Say It Ain’t So Joe (Lieberman)

By Sadie Bass

Oct 28, 2009 1:10pm

ABC's Stu Schutzman reports from New York: “Joe Lieberman is the least of Harry Reid’s problems,” says Senate majority leader Harry Reid. Think again Harry, Sen. Joe Lieberman (I-Ct.) could be your worst nightmare and has been a thorn in Democrats’ side for some time.  This latest “double-cross,” as some see it, represents yet another threat in the here we come there we go again battle for health care reform.  When majority leader Reid put the controversial “public option” back on the table this week, he did so confident that Lieberman, short of outright supporting it, would at least allow it to pass. Then yesterday, Lieberman dropped a bombshell when announced he would not vote for cloture (apparently reneging on his agreement) which subjects the bill to blockage by Republican filibuster. “I can’t see a way in which I can vote for cloture,” said Lieberman, “on any bill that contained a creation of a government operated-run insurance company.” “It now appears that Lieberman either changed his mind or was misunderstood,” writes Slate’s Timothy Noah, “In recent years Lieberman has not shown himself to be an especially trustworthy character.” Lieberman has been dubbed the “Senator from Aetna” and has often been accused of dividing his loyalties between the insurance empire based in his home state of Connecticut and the party he is nominally affiliated with.  The “Public Option” is designed to be bad for Health insurance industry’s bottom line. Lieberman, who was Al Gore’s running mate in 2000, won reelection to the Senate in 2006 as an independent after he lost the Democratic primary. Many of the party faithful were furious with his unwavering support for the Iraq War.  “They hate Joe Lieberman with a pore cleaning passion,” says John Dickerson in Slate.

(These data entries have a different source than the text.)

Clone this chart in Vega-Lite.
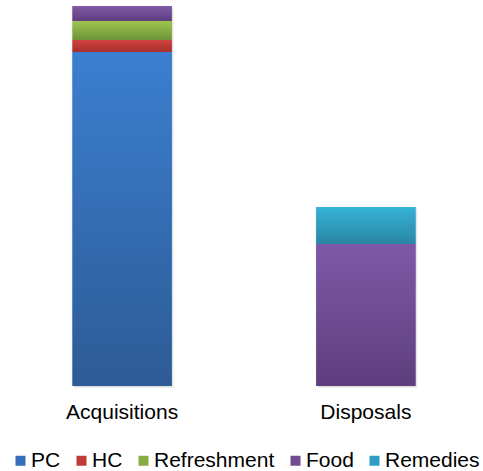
{
  "$schema": "https://vega.github.io/schema/vega-lite/v6.json",
  "width": 478,
  "height": 380,
  "autosize": {"type": "none"},
  "padding": {"left": 5, "top": 6, "right": 0, "bottom": 85},
  "background": "white",
  "config": {
    "view": {"stroke": null},
    "font": "Liberation Sans"
  },
  "data": {
    "values": [
      {"category": "Acquisitions", "series": "PC", "order": 1, "value": 334},
      {"category": "Acquisitions", "series": "HC", "order": 2, "value": 12},
      {"category": "Acquisitions", "series": "Refreshment", "order": 3, "value": 19},
      {"category": "Acquisitions", "series": "Food", "order": 4, "value": 15},
      {"category": "Disposals", "series": "Food", "order": 4, "value": 142},
      {"category": "Disposals", "series": "Remedies", "order": 5, "value": 37}
    ]
  },
  "transform": [
    {
      "stack": "value",
      "groupby": ["category"],
      "sort": [{"field": "order", "order": "ascending"}],
      "as": ["y0", "y1"]
    }
  ],
  "encoding": {
    "x": {
      "field": "category",
      "type": "nominal",
      "sort": ["Acquisitions", "Disposals"],
      "scale": {"paddingInner": 0.593, "paddingOuter": 0.277},
      "axis": {
        "title": null,
        "domain": false,
        "ticks": false,
        "grid": false,
        "labelAngle": 0,
        "labelFontSize": 21,
        "labelColor": "#000000",
        "labelPadding": 15,
        "labelFont": "Liberation Sans"
      }
    }
  },
  "layer": [
    {
      "transform": [
        {"aggregate": [{"op": "sum", "field": "value", "as": "total"}], "groupby": ["category"]}
      ],
      "mark": {"type": "bar", "color": "#000000", "opacity": 0.07, "xOffset": 2, "yOffset": 2},
      "encoding": {
        "y": {"field": "total", "type": "quantitative", "scale": {"domain": [0, 380], "nice": false}, "axis": null}
      }
    },
    {
      "transform": [
        {"aggregate": [{"op": "sum", "field": "value", "as": "total"}], "groupby": ["category"]}
      ],
      "mark": {"type": "bar", "color": "#000000", "opacity": 0.06, "xOffset": 1, "yOffset": 1},
      "encoding": {
        "y": {"field": "total", "type": "quantitative", "scale": {"domain": [0, 380], "nice": false}, "axis": null}
      }
    },
    {
      "transform": [
        {"aggregate": [{"op": "sum", "field": "value", "as": "total"}], "groupby": ["category"]}
      ],
      "mark": {"type": "bar", "color": "#000000", "opacity": 0.04, "xOffset": -1, "yOffset": 0},
      "encoding": {
        "y": {"field": "total", "type": "quantitative", "scale": {"domain": [0, 380], "nice": false}, "axis": null}
      }
    },
    {
      "mark": {"type": "bar"},
      "encoding": {
        "y": {"field": "y1", "type": "quantitative", "scale": {"domain": [0, 380], "nice": false}, "axis": null},
        "y2": {"field": "y0"},
        "color": {
          "field": "series",
          "type": "nominal",
          "scale": {
            "domain": ["PC", "HC", "Refreshment", "Food", "Remedies"],
            "range": ["#356dba", "#bf3a38", "#89ad45", "#704c94", "#2f9ec2"]
          },
          "legend": {
            "title": null,
            "orient": "none",
            "legendX": 5,
            "legendY": 444,
            "direction": "horizontal",
            "padding": 0,
            "symbolType": "square",
            "symbolSize": 100,
            "symbolStrokeWidth": 0,
            "symbolOpacity": 1,
            "labelFontSize": 21,
            "labelFont": "Liberation Sans",
            "labelColor": "#000000",
            "labelOffset": 0,
            "columnPadding": 10,
            "labelLimit": 300
          }
        }
      }
    },
    {
      "transform": [{"filter": "datum.series === 'PC'"}],
      "mark": {
        "type": "bar",
        "fill": {"gradient": "linear", "x1": 0, "y1": 0, "x2": 0, "y2": 1,
          "stops": [{"offset": 0, "color": "#3b7fd0"}, {"offset": 1, "color": "#2d5b95"}]}
      },
      "encoding": {
        "y": {"field": "y1", "type": "quantitative", "scale": {"domain": [0, 380], "nice": false}, "axis": null},
        "y2": {"field": "y0"}
      }
    },
    {
      "transform": [{"filter": "datum.series === 'HC'"}],
      "mark": {
        "type": "bar",
        "fill": {"gradient": "linear", "x1": 0, "y1": 0, "x2": 0, "y2": 1,
          "stops": [{"offset": 0, "color": "#d34141"}, {"offset": 1, "color": "#a52f2d"}]}
      },
      "encoding": {
        "y": {"field": "y1", "type": "quantitative", "scale": {"domain": [0, 380], "nice": false}, "axis": null},
        "y2": {"field": "y0"}
      }
    },
    {
      "transform": [{"filter": "datum.series === 'Refreshment'"}],
      "mark": {
        "type": "bar",
        "fill": {"gradient": "linear", "x1": 0, "y1": 0, "x2": 0, "y2": 1,
          "stops": [{"offset": 0, "color": "#9dc54f"}, {"offset": 1, "color": "#6e9439"}]}
      },
      "encoding": {
        "y": {"field": "y1", "type": "quantitative", "scale": {"domain": [0, 380], "nice": false}, "axis": null},
        "y2": {"field": "y0"}
      }
    },
    {
      "transform": [{"filter": "datum.series === 'Food'"}],
      "mark": {
        "type": "bar",
        "fill": {"gradient": "linear", "x1": 0, "y1": 0, "x2": 0, "y2": 1,
          "stops": [{"offset": 0, "color": "#7f59a7"}, {"offset": 1, "color": "#5e3e7e"}]}
      },
      "encoding": {
        "y": {"field": "y1", "type": "quantitative", "scale": {"domain": [0, 380], "nice": false}, "axis": null},
        "y2": {"field": "y0"}
      }
    },
    {
      "transform": [{"filter": "datum.series === 'Remedies'"}],
      "mark": {
        "type": "bar",
        "fill": {"gradient": "linear", "x1": 0, "y1": 0, "x2": 0, "y2": 1,
          "stops": [{"offset": 0, "color": "#37b3da"}, {"offset": 1, "color": "#2a86a2"}]}
      },
      "encoding": {
        "y": {"field": "y1", "type": "quantitative", "scale": {"domain": [0, 380], "nice": false}, "axis": null},
        "y2": {"field": "y0"}
      }
    }
  ]
}
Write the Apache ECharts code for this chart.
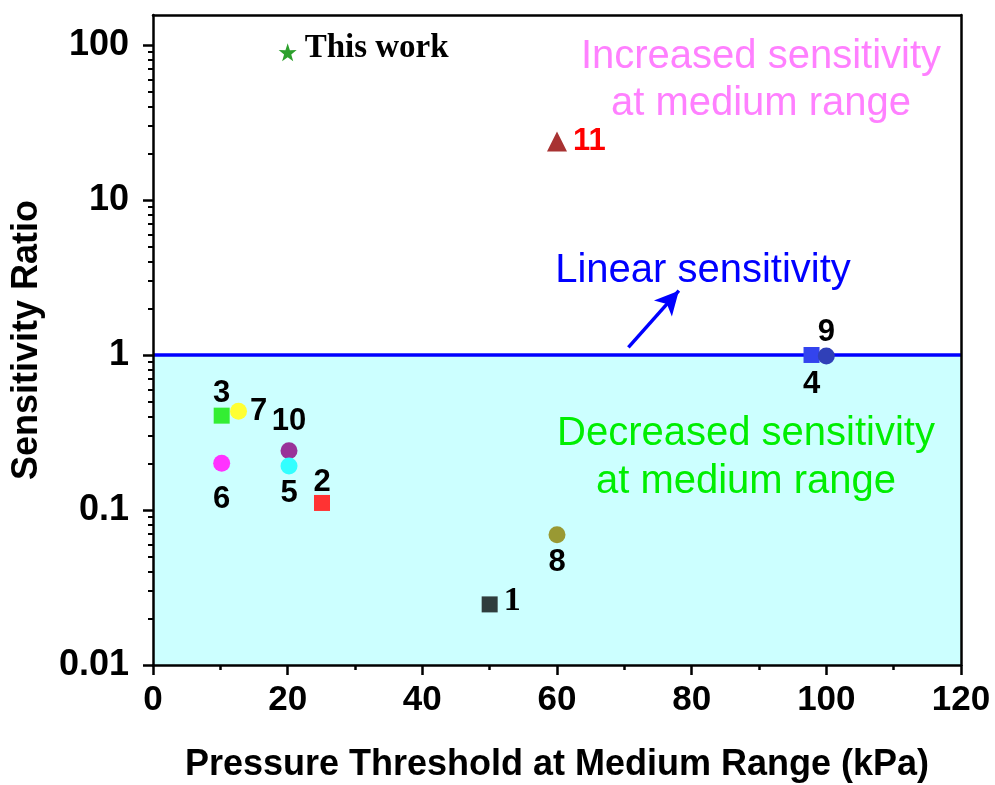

But Senate Democrats were desperate to keep him in the fold thus keeping hold on their razor thin majority.  They allowed him to keep his coveted and  powerful chairmanship of the Homeland Security Committee.  But he has rarely missed an opportunity to stick it to the Democrats, supporting various Republican positions and candidates.  “Lieberman has successfully reinvented himself as every Republican’s favorite Democrat,” writes Lincoln Mitchell in the Huffington Post, “[He]has made himself far more important than he should be.” But Joe Lieberman hasn’t had much face time until  this week as the featured player in the current episode of health care reform.